- _THE PROBLEM_
Write the data out again exactly, dropping any images it holds.

- _RAW DATA_
┄┄┄┄┄┄┄┄┄┄┄┄┄┄┄┄┄┄┄┄
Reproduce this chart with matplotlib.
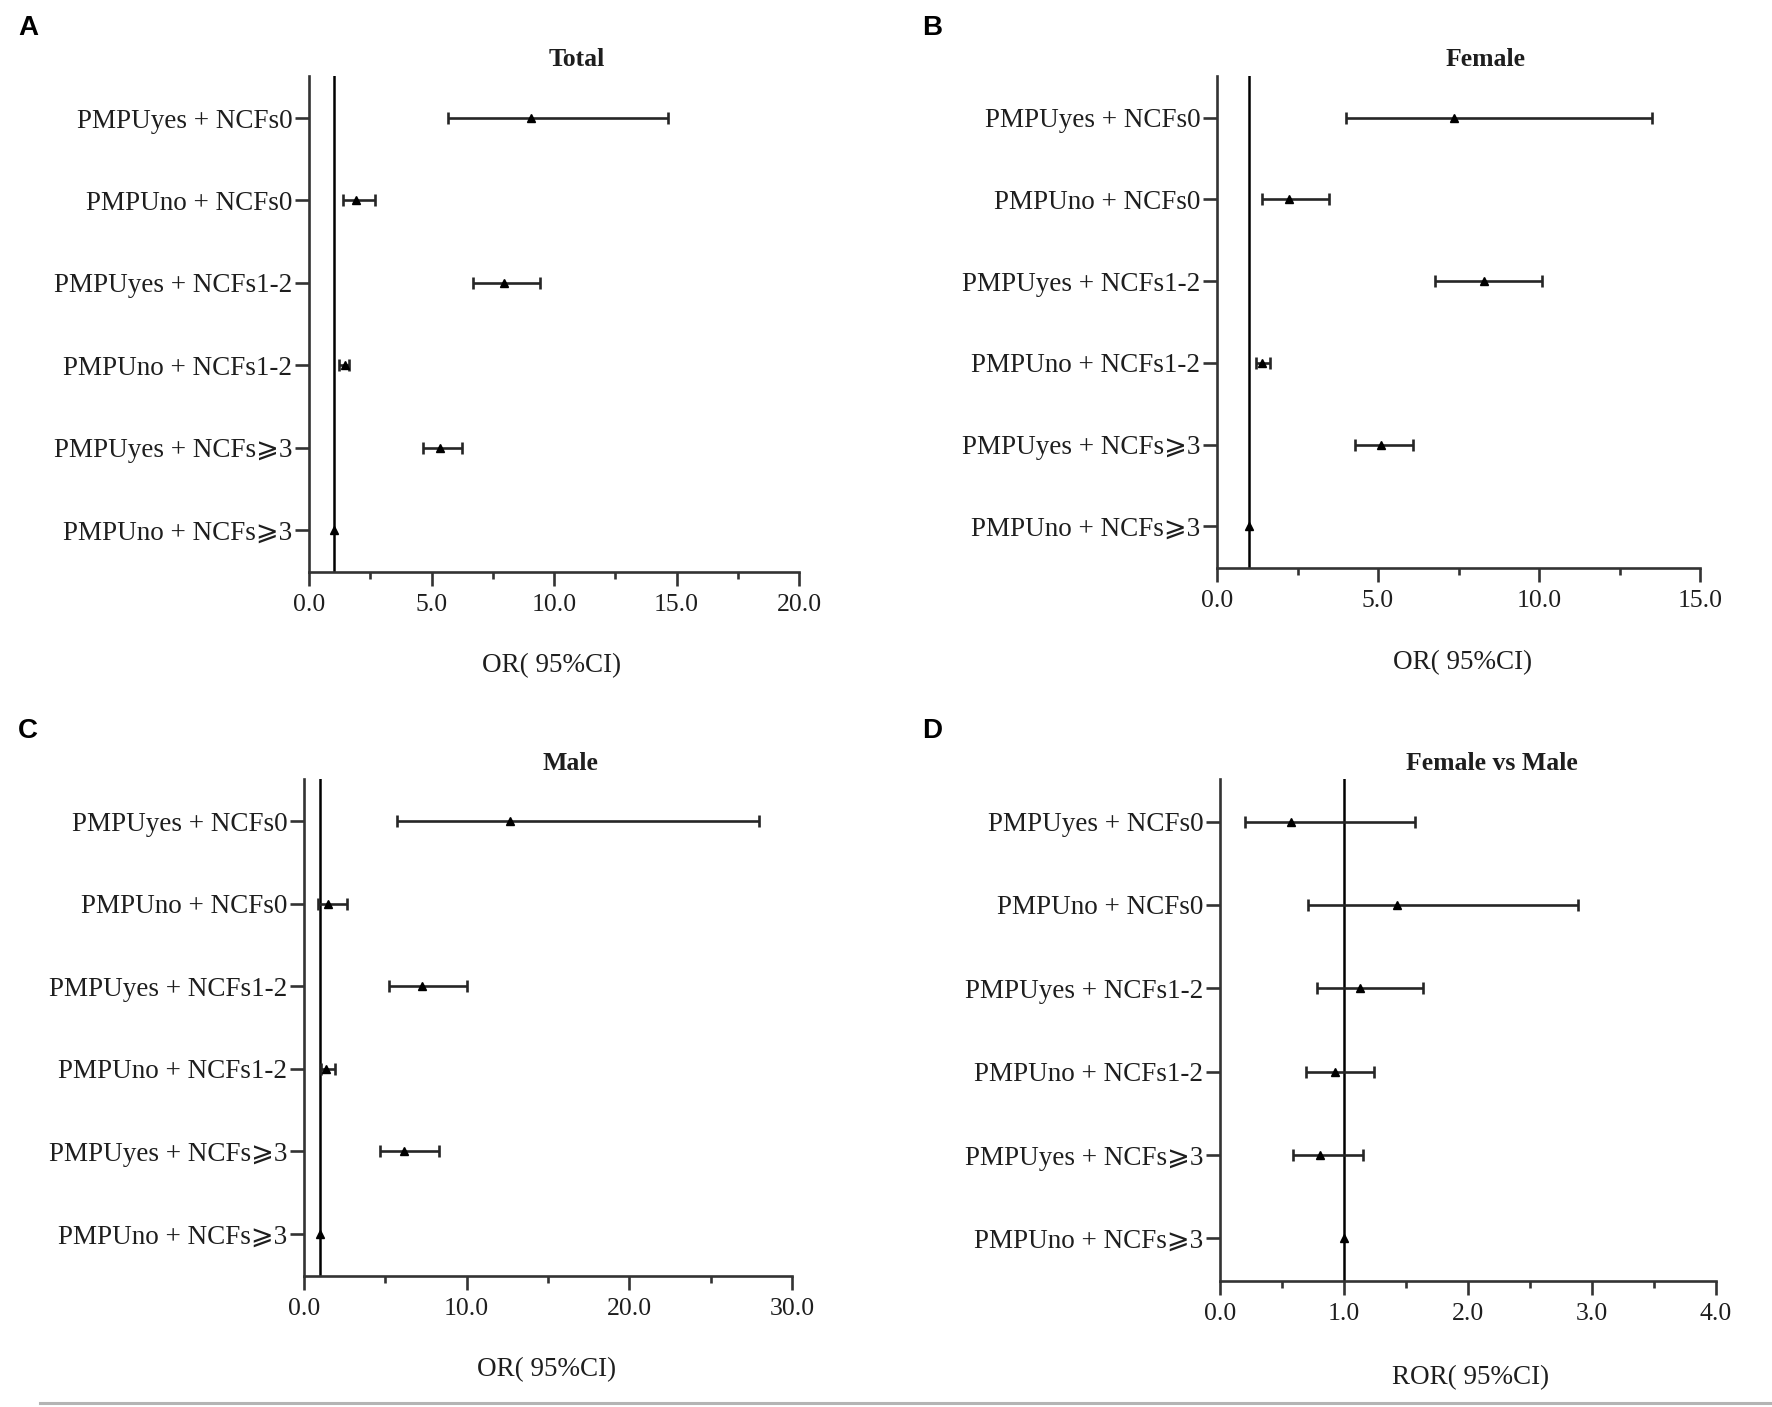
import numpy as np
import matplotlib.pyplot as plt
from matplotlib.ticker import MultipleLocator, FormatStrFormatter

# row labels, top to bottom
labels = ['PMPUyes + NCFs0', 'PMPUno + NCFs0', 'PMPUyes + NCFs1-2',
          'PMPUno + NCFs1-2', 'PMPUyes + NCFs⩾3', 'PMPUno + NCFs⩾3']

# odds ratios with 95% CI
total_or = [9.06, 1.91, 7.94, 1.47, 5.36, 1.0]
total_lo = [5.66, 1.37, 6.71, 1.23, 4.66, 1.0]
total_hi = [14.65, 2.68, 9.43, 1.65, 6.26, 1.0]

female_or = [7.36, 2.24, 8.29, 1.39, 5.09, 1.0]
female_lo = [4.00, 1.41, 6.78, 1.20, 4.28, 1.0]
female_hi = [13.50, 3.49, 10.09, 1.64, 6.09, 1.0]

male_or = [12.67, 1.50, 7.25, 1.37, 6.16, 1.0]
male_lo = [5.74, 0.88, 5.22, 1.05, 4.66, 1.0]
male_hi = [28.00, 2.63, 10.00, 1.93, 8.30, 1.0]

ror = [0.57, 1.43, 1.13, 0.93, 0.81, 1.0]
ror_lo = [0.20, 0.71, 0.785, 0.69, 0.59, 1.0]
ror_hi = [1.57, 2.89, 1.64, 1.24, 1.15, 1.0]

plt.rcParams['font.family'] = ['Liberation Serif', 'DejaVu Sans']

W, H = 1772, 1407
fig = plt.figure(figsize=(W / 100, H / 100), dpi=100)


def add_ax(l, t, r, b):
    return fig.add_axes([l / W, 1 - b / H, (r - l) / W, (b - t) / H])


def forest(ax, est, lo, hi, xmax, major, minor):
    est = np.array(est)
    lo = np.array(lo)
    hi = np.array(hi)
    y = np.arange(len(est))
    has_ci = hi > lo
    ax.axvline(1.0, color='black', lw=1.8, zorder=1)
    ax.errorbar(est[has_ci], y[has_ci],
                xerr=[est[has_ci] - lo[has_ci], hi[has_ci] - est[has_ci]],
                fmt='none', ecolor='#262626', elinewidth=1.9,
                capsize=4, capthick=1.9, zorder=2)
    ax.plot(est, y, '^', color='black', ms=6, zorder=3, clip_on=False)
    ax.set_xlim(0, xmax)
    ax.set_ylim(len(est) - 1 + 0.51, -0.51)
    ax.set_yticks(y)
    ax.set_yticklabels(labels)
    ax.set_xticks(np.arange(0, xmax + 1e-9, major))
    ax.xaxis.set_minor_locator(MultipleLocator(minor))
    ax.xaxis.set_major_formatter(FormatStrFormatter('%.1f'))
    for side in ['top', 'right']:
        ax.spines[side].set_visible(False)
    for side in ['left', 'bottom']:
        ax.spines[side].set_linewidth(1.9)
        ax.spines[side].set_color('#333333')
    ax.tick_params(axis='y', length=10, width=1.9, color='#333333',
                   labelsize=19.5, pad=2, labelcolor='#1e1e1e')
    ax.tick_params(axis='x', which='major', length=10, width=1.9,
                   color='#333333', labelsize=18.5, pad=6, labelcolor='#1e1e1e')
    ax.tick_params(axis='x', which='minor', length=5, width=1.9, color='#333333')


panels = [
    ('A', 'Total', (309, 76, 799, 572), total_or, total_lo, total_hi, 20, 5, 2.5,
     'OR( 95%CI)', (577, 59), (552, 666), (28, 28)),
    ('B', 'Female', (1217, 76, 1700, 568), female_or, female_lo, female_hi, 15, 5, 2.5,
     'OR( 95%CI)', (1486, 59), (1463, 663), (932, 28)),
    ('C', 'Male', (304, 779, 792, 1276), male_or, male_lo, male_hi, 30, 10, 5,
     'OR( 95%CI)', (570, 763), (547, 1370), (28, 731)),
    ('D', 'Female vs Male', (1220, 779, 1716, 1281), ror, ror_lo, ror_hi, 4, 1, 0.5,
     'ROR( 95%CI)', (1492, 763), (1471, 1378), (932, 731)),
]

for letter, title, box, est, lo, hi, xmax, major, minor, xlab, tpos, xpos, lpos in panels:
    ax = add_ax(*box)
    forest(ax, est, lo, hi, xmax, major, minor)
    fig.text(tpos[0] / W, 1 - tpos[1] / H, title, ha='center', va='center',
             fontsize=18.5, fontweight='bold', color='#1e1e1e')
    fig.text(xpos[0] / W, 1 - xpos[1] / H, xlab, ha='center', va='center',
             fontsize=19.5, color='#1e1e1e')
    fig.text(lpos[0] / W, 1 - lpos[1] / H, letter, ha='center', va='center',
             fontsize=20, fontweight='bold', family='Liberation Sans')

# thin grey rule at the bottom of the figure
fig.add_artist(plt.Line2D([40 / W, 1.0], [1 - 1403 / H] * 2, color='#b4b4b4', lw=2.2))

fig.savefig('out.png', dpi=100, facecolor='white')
┄┄┄┄┄┄┄┄┄┄┄┄┄┄┄┄┄┄┄┄
- _SOLUTION FOR THIS TASK_
Reproduce this chart with matplotlib.
import numpy as np
import matplotlib.pyplot as plt
from matplotlib.ticker import MultipleLocator, FormatStrFormatter

# row labels, top to bottom
labels = ['PMPUyes + NCFs0', 'PMPUno + NCFs0', 'PMPUyes + NCFs1-2',
          'PMPUno + NCFs1-2', 'PMPUyes + NCFs⩾3', 'PMPUno + NCFs⩾3']

# odds ratios with 95% CI
total_or = [9.06, 1.91, 7.94, 1.47, 5.36, 1.0]
total_lo = [5.66, 1.37, 6.71, 1.23, 4.66, 1.0]
total_hi = [14.65, 2.68, 9.43, 1.65, 6.26, 1.0]

female_or = [7.36, 2.24, 8.29, 1.39, 5.09, 1.0]
female_lo = [4.00, 1.41, 6.78, 1.20, 4.28, 1.0]
female_hi = [13.50, 3.49, 10.09, 1.64, 6.09, 1.0]

male_or = [12.67, 1.50, 7.25, 1.37, 6.16, 1.0]
male_lo = [5.74, 0.88, 5.22, 1.05, 4.66, 1.0]
male_hi = [28.00, 2.63, 10.00, 1.93, 8.30, 1.0]

ror = [0.57, 1.43, 1.13, 0.93, 0.81, 1.0]
ror_lo = [0.20, 0.71, 0.785, 0.69, 0.59, 1.0]
ror_hi = [1.57, 2.89, 1.64, 1.24, 1.15, 1.0]

plt.rcParams['font.family'] = ['Liberation Serif', 'DejaVu Sans']

W, H = 1772, 1407
fig = plt.figure(figsize=(W / 100, H / 100), dpi=100)


def add_ax(l, t, r, b):
    return fig.add_axes([l / W, 1 - b / H, (r - l) / W, (b - t) / H])


def forest(ax, est, lo, hi, xmax, major, minor):
    est = np.array(est)
    lo = np.array(lo)
    hi = np.array(hi)
    y = np.arange(len(est))
    has_ci = hi > lo
    ax.axvline(1.0, color='black', lw=1.8, zorder=1)
    ax.errorbar(est[has_ci], y[has_ci],
                xerr=[est[has_ci] - lo[has_ci], hi[has_ci] - est[has_ci]],
                fmt='none', ecolor='#262626', elinewidth=1.9,
                capsize=4, capthick=1.9, zorder=2)
    ax.plot(est, y, '^', color='black', ms=6, zorder=3, clip_on=False)
    ax.set_xlim(0, xmax)
    ax.set_ylim(len(est) - 1 + 0.51, -0.51)
    ax.set_yticks(y)
    ax.set_yticklabels(labels)
    ax.set_xticks(np.arange(0, xmax + 1e-9, major))
    ax.xaxis.set_minor_locator(MultipleLocator(minor))
    ax.xaxis.set_major_formatter(FormatStrFormatter('%.1f'))
    for side in ['top', 'right']:
        ax.spines[side].set_visible(False)
    for side in ['left', 'bottom']:
        ax.spines[side].set_linewidth(1.9)
        ax.spines[side].set_color('#333333')
    ax.tick_params(axis='y', length=10, width=1.9, color='#333333',
                   labelsize=19.5, pad=2, labelcolor='#1e1e1e')
    ax.tick_params(axis='x', which='major', length=10, width=1.9,
                   color='#333333', labelsize=18.5, pad=6, labelcolor='#1e1e1e')
    ax.tick_params(axis='x', which='minor', length=5, width=1.9, color='#333333')


panels = [
    ('A', 'Total', (309, 76, 799, 572), total_or, total_lo, total_hi, 20, 5, 2.5,
     'OR( 95%CI)', (577, 59), (552, 666), (28, 28)),
    ('B', 'Female', (1217, 76, 1700, 568), female_or, female_lo, female_hi, 15, 5, 2.5,
     'OR( 95%CI)', (1486, 59), (1463, 663), (932, 28)),
    ('C', 'Male', (304, 779, 792, 1276), male_or, male_lo, male_hi, 30, 10, 5,
     'OR( 95%CI)', (570, 763), (547, 1370), (28, 731)),
    ('D', 'Female vs Male', (1220, 779, 1716, 1281), ror, ror_lo, ror_hi, 4, 1, 0.5,
     'ROR( 95%CI)', (1492, 763), (1471, 1378), (932, 731)),
]

for letter, title, box, est, lo, hi, xmax, major, minor, xlab, tpos, xpos, lpos in panels:
    ax = add_ax(*box)
    forest(ax, est, lo, hi, xmax, major, minor)
    fig.text(tpos[0] / W, 1 - tpos[1] / H, title, ha='center', va='center',
             fontsize=18.5, fontweight='bold', color='#1e1e1e')
    fig.text(xpos[0] / W, 1 - xpos[1] / H, xlab, ha='center', va='center',
             fontsize=19.5, color='#1e1e1e')
    fig.text(lpos[0] / W, 1 - lpos[1] / H, letter, ha='center', va='center',
             fontsize=20, fontweight='bold', family='Liberation Sans')

# thin grey rule at the bottom of the figure
fig.add_artist(plt.Line2D([40 / W, 1.0], [1 - 1403 / H] * 2, color='#b4b4b4', lw=2.2))

fig.savefig('out.png', dpi=100, facecolor='white')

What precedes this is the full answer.